*Request*.
Print all the data, keeping every line exactly as it is.

*Dataset extract*.

#####

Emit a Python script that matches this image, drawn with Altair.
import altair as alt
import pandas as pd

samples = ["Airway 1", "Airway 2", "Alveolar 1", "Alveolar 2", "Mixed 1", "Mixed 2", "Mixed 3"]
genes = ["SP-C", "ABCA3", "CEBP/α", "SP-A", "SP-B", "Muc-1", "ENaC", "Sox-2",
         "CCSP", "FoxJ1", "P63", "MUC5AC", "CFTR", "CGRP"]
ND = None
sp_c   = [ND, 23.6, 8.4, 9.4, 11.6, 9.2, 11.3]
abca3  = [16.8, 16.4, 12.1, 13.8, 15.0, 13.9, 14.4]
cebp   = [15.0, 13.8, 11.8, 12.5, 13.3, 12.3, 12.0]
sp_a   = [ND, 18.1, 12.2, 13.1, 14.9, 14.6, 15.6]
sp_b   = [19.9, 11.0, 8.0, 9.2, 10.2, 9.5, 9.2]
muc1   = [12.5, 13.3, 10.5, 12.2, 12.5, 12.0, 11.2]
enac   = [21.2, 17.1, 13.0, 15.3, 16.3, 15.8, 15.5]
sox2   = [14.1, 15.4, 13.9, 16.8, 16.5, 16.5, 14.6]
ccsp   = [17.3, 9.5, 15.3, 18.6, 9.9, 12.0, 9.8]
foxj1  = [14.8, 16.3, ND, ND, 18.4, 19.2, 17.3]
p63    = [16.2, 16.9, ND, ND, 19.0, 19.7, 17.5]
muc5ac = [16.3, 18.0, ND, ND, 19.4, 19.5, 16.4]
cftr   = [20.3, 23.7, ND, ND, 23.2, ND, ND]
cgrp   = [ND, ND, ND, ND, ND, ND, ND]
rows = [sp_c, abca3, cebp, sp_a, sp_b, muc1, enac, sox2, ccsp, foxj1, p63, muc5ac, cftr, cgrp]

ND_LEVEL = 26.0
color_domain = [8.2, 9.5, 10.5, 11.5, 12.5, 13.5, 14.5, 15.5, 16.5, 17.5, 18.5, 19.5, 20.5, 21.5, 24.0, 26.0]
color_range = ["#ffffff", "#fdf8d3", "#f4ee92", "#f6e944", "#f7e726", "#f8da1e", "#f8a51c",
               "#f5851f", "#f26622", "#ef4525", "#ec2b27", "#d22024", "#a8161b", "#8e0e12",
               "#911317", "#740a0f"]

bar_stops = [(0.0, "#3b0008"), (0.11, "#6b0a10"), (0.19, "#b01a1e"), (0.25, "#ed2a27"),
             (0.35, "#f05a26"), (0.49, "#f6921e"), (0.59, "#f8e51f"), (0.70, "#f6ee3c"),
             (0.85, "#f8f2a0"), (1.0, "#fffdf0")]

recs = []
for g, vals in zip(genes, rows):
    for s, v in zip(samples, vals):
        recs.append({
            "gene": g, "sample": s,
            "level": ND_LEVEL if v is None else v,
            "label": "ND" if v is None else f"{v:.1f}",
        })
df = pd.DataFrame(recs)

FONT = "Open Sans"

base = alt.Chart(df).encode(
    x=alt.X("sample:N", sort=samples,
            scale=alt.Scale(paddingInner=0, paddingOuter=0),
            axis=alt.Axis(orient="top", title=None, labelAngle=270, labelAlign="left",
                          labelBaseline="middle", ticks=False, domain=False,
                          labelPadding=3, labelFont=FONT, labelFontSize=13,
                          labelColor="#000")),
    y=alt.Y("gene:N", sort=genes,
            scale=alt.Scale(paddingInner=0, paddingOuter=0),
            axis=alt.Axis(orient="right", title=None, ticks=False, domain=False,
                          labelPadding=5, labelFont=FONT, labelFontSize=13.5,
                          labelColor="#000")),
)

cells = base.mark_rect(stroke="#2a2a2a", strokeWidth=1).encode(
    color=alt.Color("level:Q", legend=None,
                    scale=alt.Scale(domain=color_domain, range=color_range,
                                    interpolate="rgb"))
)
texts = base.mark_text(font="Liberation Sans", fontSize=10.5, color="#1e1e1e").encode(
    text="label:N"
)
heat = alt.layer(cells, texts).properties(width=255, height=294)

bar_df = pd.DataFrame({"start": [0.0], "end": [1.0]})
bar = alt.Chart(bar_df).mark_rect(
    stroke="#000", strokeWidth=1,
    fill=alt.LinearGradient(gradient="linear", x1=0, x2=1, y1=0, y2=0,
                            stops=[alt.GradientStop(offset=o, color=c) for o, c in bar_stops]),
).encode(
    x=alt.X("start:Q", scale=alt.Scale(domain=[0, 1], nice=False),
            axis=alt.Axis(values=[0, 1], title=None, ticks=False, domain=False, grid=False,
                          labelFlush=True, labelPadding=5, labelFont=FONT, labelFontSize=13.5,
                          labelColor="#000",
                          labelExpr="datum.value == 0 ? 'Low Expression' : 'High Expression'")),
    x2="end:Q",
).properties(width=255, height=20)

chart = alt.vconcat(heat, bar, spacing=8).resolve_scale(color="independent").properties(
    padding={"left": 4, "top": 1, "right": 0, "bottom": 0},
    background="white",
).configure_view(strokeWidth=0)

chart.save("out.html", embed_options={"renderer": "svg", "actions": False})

#####

*Reply*.
Emit a Python script that matches this image, drawn with Altair.
import altair as alt
import pandas as pd

samples = ["Airway 1", "Airway 2", "Alveolar 1", "Alveolar 2", "Mixed 1", "Mixed 2", "Mixed 3"]
genes = ["SP-C", "ABCA3", "CEBP/α", "SP-A", "SP-B", "Muc-1", "ENaC", "Sox-2",
         "CCSP", "FoxJ1", "P63", "MUC5AC", "CFTR", "CGRP"]
ND = None
sp_c   = [ND, 23.6, 8.4, 9.4, 11.6, 9.2, 11.3]
abca3  = [16.8, 16.4, 12.1, 13.8, 15.0, 13.9, 14.4]
cebp   = [15.0, 13.8, 11.8, 12.5, 13.3, 12.3, 12.0]
sp_a   = [ND, 18.1, 12.2, 13.1, 14.9, 14.6, 15.6]
sp_b   = [19.9, 11.0, 8.0, 9.2, 10.2, 9.5, 9.2]
muc1   = [12.5, 13.3, 10.5, 12.2, 12.5, 12.0, 11.2]
enac   = [21.2, 17.1, 13.0, 15.3, 16.3, 15.8, 15.5]
sox2   = [14.1, 15.4, 13.9, 16.8, 16.5, 16.5, 14.6]
ccsp   = [17.3, 9.5, 15.3, 18.6, 9.9, 12.0, 9.8]
foxj1  = [14.8, 16.3, ND, ND, 18.4, 19.2, 17.3]
p63    = [16.2, 16.9, ND, ND, 19.0, 19.7, 17.5]
muc5ac = [16.3, 18.0, ND, ND, 19.4, 19.5, 16.4]
cftr   = [20.3, 23.7, ND, ND, 23.2, ND, ND]
cgrp   = [ND, ND, ND, ND, ND, ND, ND]
rows = [sp_c, abca3, cebp, sp_a, sp_b, muc1, enac, sox2, ccsp, foxj1, p63, muc5ac, cftr, cgrp]

ND_LEVEL = 26.0
color_domain = [8.2, 9.5, 10.5, 11.5, 12.5, 13.5, 14.5, 15.5, 16.5, 17.5, 18.5, 19.5, 20.5, 21.5, 24.0, 26.0]
color_range = ["#ffffff", "#fdf8d3", "#f4ee92", "#f6e944", "#f7e726", "#f8da1e", "#f8a51c",
               "#f5851f", "#f26622", "#ef4525", "#ec2b27", "#d22024", "#a8161b", "#8e0e12",
               "#911317", "#740a0f"]

bar_stops = [(0.0, "#3b0008"), (0.11, "#6b0a10"), (0.19, "#b01a1e"), (0.25, "#ed2a27"),
             (0.35, "#f05a26"), (0.49, "#f6921e"), (0.59, "#f8e51f"), (0.70, "#f6ee3c"),
             (0.85, "#f8f2a0"), (1.0, "#fffdf0")]

recs = []
for g, vals in zip(genes, rows):
    for s, v in zip(samples, vals):
        recs.append({
            "gene": g, "sample": s,
            "level": ND_LEVEL if v is None else v,
            "label": "ND" if v is None else f"{v:.1f}",
        })
df = pd.DataFrame(recs)

FONT = "Open Sans"

base = alt.Chart(df).encode(
    x=alt.X("sample:N", sort=samples,
            scale=alt.Scale(paddingInner=0, paddingOuter=0),
            axis=alt.Axis(orient="top", title=None, labelAngle=270, labelAlign="left",
                          labelBaseline="middle", ticks=False, domain=False,
                          labelPadding=3, labelFont=FONT, labelFontSize=13,
                          labelColor="#000")),
    y=alt.Y("gene:N", sort=genes,
            scale=alt.Scale(paddingInner=0, paddingOuter=0),
            axis=alt.Axis(orient="right", title=None, ticks=False, domain=False,
                          labelPadding=5, labelFont=FONT, labelFontSize=13.5,
                          labelColor="#000")),
)

cells = base.mark_rect(stroke="#2a2a2a", strokeWidth=1).encode(
    color=alt.Color("level:Q", legend=None,
                    scale=alt.Scale(domain=color_domain, range=color_range,
                                    interpolate="rgb"))
)
texts = base.mark_text(font="Liberation Sans", fontSize=10.5, color="#1e1e1e").encode(
    text="label:N"
)
heat = alt.layer(cells, texts).properties(width=255, height=294)

bar_df = pd.DataFrame({"start": [0.0], "end": [1.0]})
bar = alt.Chart(bar_df).mark_rect(
    stroke="#000", strokeWidth=1,
    fill=alt.LinearGradient(gradient="linear", x1=0, x2=1, y1=0, y2=0,
                            stops=[alt.GradientStop(offset=o, color=c) for o, c in bar_stops]),
).encode(
    x=alt.X("start:Q", scale=alt.Scale(domain=[0, 1], nice=False),
            axis=alt.Axis(values=[0, 1], title=None, ticks=False, domain=False, grid=False,
                          labelFlush=True, labelPadding=5, labelFont=FONT, labelFontSize=13.5,
                          labelColor="#000",
                          labelExpr="datum.value == 0 ? 'Low Expression' : 'High Expression'")),
    x2="end:Q",
).properties(width=255, height=20)

chart = alt.vconcat(heat, bar, spacing=8).resolve_scale(color="independent").properties(
    padding={"left": 4, "top": 1, "right": 0, "bottom": 0},
    background="white",
).configure_view(strokeWidth=0)

chart.save("out.html", embed_options={"renderer": "svg", "actions": False})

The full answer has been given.